* Exercise instructions *
Keep to the lines between the one holding "Write a Python" and the one holding "ax = fig.add_axes([0.152, 0.150, 0.838, 0.819])", inclusive, and write them out exactly.

Figure scripts
···

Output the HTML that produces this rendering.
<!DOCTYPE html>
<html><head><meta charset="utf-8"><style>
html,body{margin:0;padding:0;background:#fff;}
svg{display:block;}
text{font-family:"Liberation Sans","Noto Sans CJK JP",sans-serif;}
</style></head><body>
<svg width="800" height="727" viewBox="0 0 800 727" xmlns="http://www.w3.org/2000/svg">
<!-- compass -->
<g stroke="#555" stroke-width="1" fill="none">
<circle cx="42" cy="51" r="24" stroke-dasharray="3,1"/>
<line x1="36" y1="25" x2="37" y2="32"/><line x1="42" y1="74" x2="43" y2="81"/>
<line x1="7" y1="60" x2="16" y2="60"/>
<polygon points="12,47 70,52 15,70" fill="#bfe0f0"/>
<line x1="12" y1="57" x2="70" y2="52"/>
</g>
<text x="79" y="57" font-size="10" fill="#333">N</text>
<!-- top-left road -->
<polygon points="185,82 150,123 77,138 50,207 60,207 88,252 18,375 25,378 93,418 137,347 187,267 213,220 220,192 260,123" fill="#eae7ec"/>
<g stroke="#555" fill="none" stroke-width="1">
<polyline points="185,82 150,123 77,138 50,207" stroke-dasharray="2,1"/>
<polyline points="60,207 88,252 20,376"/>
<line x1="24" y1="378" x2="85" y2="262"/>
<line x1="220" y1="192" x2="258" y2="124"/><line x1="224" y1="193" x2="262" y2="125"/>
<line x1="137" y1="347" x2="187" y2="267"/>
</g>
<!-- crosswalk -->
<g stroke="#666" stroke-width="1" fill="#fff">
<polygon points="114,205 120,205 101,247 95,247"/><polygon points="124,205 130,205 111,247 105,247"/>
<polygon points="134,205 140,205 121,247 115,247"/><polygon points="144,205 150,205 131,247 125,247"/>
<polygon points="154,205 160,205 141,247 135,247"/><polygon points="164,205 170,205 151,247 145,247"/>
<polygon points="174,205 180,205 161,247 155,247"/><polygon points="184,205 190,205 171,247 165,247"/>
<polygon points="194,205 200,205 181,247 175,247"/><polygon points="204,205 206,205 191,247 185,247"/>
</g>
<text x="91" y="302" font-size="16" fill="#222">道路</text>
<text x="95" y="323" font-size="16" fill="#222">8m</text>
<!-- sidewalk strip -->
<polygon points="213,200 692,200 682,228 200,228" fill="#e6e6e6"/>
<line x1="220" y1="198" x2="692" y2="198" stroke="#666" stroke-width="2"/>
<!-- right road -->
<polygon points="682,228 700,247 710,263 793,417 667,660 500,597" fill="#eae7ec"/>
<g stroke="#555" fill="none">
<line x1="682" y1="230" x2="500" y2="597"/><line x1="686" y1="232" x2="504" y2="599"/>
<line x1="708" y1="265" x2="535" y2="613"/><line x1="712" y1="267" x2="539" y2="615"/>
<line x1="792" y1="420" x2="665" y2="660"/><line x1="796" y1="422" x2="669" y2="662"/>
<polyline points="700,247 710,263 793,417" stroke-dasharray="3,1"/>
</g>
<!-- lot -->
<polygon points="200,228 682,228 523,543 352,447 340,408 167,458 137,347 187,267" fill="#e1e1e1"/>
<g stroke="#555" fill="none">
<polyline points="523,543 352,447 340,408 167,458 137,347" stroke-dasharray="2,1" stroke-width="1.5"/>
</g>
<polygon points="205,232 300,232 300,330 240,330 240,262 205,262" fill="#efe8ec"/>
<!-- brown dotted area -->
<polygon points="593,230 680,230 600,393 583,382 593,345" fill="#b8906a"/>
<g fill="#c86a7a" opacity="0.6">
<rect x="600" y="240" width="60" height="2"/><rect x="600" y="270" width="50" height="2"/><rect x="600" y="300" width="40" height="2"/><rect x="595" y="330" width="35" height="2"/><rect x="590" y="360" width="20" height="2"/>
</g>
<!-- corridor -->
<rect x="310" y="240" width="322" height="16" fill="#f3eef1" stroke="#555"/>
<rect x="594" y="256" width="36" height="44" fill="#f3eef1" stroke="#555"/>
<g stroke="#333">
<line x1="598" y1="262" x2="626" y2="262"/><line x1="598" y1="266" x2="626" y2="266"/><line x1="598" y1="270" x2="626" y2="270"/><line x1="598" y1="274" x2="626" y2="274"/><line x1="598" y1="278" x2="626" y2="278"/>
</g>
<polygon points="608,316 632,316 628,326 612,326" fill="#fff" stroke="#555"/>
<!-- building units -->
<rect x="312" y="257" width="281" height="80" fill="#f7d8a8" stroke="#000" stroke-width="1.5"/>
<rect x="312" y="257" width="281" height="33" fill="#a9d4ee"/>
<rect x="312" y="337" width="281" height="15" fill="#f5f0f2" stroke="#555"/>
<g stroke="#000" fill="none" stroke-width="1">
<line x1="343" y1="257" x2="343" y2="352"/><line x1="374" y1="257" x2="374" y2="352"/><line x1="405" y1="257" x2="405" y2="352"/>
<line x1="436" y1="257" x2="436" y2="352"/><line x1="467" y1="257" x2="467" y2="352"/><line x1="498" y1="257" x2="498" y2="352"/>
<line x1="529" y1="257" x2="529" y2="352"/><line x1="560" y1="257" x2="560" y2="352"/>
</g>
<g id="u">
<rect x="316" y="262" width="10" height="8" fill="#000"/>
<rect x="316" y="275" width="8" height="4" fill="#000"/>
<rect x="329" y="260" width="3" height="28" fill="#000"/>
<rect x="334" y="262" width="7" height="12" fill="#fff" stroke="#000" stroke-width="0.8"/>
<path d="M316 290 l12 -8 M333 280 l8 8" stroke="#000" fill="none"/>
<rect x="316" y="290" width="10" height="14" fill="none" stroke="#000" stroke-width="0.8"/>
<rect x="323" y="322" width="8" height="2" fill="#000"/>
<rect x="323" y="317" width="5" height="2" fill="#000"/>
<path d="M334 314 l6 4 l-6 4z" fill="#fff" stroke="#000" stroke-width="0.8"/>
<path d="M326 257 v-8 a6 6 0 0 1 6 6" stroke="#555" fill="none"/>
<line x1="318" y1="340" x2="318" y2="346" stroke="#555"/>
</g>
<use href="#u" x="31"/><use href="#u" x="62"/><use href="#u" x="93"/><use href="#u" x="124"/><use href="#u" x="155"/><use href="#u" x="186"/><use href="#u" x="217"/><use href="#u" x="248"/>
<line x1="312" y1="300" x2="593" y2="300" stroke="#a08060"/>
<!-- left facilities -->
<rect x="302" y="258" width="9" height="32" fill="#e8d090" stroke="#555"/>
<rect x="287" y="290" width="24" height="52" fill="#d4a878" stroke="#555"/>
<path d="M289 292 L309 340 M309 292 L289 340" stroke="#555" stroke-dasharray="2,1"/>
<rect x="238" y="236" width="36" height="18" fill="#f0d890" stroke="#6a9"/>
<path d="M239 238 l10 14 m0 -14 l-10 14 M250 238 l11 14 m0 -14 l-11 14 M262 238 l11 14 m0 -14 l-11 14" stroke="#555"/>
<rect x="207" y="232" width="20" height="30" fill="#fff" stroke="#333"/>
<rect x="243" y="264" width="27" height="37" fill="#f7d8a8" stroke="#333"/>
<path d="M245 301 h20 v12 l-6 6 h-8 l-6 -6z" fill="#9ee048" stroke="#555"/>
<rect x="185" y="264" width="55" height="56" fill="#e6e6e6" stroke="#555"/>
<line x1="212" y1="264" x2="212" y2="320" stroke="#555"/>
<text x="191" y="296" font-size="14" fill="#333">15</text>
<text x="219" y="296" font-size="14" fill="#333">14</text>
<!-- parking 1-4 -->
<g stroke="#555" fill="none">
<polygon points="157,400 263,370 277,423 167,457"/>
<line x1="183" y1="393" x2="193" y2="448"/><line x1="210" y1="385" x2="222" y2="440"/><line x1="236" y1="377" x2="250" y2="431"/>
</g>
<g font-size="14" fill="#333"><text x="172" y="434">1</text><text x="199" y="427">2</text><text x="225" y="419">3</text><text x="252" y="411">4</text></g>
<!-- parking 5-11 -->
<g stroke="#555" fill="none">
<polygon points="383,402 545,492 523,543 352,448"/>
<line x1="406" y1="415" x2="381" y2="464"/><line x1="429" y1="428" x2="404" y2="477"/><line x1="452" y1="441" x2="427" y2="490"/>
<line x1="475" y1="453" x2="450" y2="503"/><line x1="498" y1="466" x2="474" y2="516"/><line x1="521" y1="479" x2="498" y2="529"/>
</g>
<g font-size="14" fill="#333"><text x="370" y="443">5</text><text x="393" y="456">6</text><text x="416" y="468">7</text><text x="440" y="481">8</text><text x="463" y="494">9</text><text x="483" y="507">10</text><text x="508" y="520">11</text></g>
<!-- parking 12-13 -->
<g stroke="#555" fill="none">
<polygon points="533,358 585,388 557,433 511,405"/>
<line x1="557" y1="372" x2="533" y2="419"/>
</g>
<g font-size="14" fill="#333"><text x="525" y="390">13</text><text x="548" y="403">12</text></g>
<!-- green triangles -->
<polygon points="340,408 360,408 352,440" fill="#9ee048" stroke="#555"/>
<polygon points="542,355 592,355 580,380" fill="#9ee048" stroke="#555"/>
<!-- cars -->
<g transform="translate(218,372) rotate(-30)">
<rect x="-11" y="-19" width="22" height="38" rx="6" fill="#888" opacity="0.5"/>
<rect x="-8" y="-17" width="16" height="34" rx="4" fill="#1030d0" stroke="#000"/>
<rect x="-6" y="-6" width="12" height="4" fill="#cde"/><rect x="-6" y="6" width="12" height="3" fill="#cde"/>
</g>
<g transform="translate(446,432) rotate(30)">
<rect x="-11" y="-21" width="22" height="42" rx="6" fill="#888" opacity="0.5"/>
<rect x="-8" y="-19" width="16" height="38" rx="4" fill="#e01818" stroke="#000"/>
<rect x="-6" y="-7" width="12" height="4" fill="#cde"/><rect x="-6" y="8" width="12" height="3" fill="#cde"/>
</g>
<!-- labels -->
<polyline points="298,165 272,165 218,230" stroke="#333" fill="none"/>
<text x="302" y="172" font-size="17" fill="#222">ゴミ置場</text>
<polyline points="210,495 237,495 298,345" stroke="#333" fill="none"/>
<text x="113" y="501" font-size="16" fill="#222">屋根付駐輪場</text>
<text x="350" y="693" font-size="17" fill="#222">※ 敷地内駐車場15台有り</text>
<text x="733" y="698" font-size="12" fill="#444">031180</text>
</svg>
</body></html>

···

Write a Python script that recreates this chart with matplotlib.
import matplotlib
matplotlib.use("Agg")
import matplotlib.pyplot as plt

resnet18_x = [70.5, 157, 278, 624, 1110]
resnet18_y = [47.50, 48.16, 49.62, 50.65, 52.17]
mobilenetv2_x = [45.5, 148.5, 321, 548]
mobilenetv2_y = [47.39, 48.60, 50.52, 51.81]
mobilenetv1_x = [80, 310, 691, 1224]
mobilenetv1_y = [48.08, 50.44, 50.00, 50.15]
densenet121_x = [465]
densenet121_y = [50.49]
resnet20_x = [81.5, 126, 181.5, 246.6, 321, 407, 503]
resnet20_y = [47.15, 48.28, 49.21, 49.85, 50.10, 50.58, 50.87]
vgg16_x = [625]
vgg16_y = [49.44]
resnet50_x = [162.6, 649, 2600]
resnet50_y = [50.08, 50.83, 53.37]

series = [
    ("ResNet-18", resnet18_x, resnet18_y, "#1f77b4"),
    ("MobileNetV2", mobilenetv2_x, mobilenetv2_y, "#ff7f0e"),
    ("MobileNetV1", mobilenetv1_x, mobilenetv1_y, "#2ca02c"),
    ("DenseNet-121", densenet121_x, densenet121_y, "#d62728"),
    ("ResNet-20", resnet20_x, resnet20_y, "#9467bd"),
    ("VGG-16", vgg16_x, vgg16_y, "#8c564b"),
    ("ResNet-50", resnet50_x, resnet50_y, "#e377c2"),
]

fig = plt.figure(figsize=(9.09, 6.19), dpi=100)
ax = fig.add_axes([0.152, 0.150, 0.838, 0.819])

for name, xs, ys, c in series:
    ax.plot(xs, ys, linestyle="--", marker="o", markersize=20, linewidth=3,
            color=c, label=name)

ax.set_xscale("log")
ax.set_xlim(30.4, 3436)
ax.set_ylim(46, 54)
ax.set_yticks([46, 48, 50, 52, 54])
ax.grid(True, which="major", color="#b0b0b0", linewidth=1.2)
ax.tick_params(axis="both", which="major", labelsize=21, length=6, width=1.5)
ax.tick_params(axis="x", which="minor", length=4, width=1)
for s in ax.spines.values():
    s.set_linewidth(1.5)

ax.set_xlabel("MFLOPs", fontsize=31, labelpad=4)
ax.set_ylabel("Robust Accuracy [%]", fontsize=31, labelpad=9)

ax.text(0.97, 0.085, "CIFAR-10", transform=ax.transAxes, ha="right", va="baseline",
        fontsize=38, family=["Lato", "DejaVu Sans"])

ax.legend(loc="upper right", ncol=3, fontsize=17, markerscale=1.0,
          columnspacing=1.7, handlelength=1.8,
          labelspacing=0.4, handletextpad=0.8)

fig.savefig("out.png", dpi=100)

···

* The reply *
Write a Python script that recreates this chart with matplotlib.
import matplotlib
matplotlib.use("Agg")
import matplotlib.pyplot as plt

resnet18_x = [70.5, 157, 278, 624, 1110]
resnet18_y = [47.50, 48.16, 49.62, 50.65, 52.17]
mobilenetv2_x = [45.5, 148.5, 321, 548]
mobilenetv2_y = [47.39, 48.60, 50.52, 51.81]
mobilenetv1_x = [80, 310, 691, 1224]
mobilenetv1_y = [48.08, 50.44, 50.00, 50.15]
densenet121_x = [465]
densenet121_y = [50.49]
resnet20_x = [81.5, 126, 181.5, 246.6, 321, 407, 503]
resnet20_y = [47.15, 48.28, 49.21, 49.85, 50.10, 50.58, 50.87]
vgg16_x = [625]
vgg16_y = [49.44]
resnet50_x = [162.6, 649, 2600]
resnet50_y = [50.08, 50.83, 53.37]

series = [
    ("ResNet-18", resnet18_x, resnet18_y, "#1f77b4"),
    ("MobileNetV2", mobilenetv2_x, mobilenetv2_y, "#ff7f0e"),
    ("MobileNetV1", mobilenetv1_x, mobilenetv1_y, "#2ca02c"),
    ("DenseNet-121", densenet121_x, densenet121_y, "#d62728"),
    ("ResNet-20", resnet20_x, resnet20_y, "#9467bd"),
    ("VGG-16", vgg16_x, vgg16_y, "#8c564b"),
    ("ResNet-50", resnet50_x, resnet50_y, "#e377c2"),
]

fig = plt.figure(figsize=(9.09, 6.19), dpi=100)
ax = fig.add_axes([0.152, 0.150, 0.838, 0.819])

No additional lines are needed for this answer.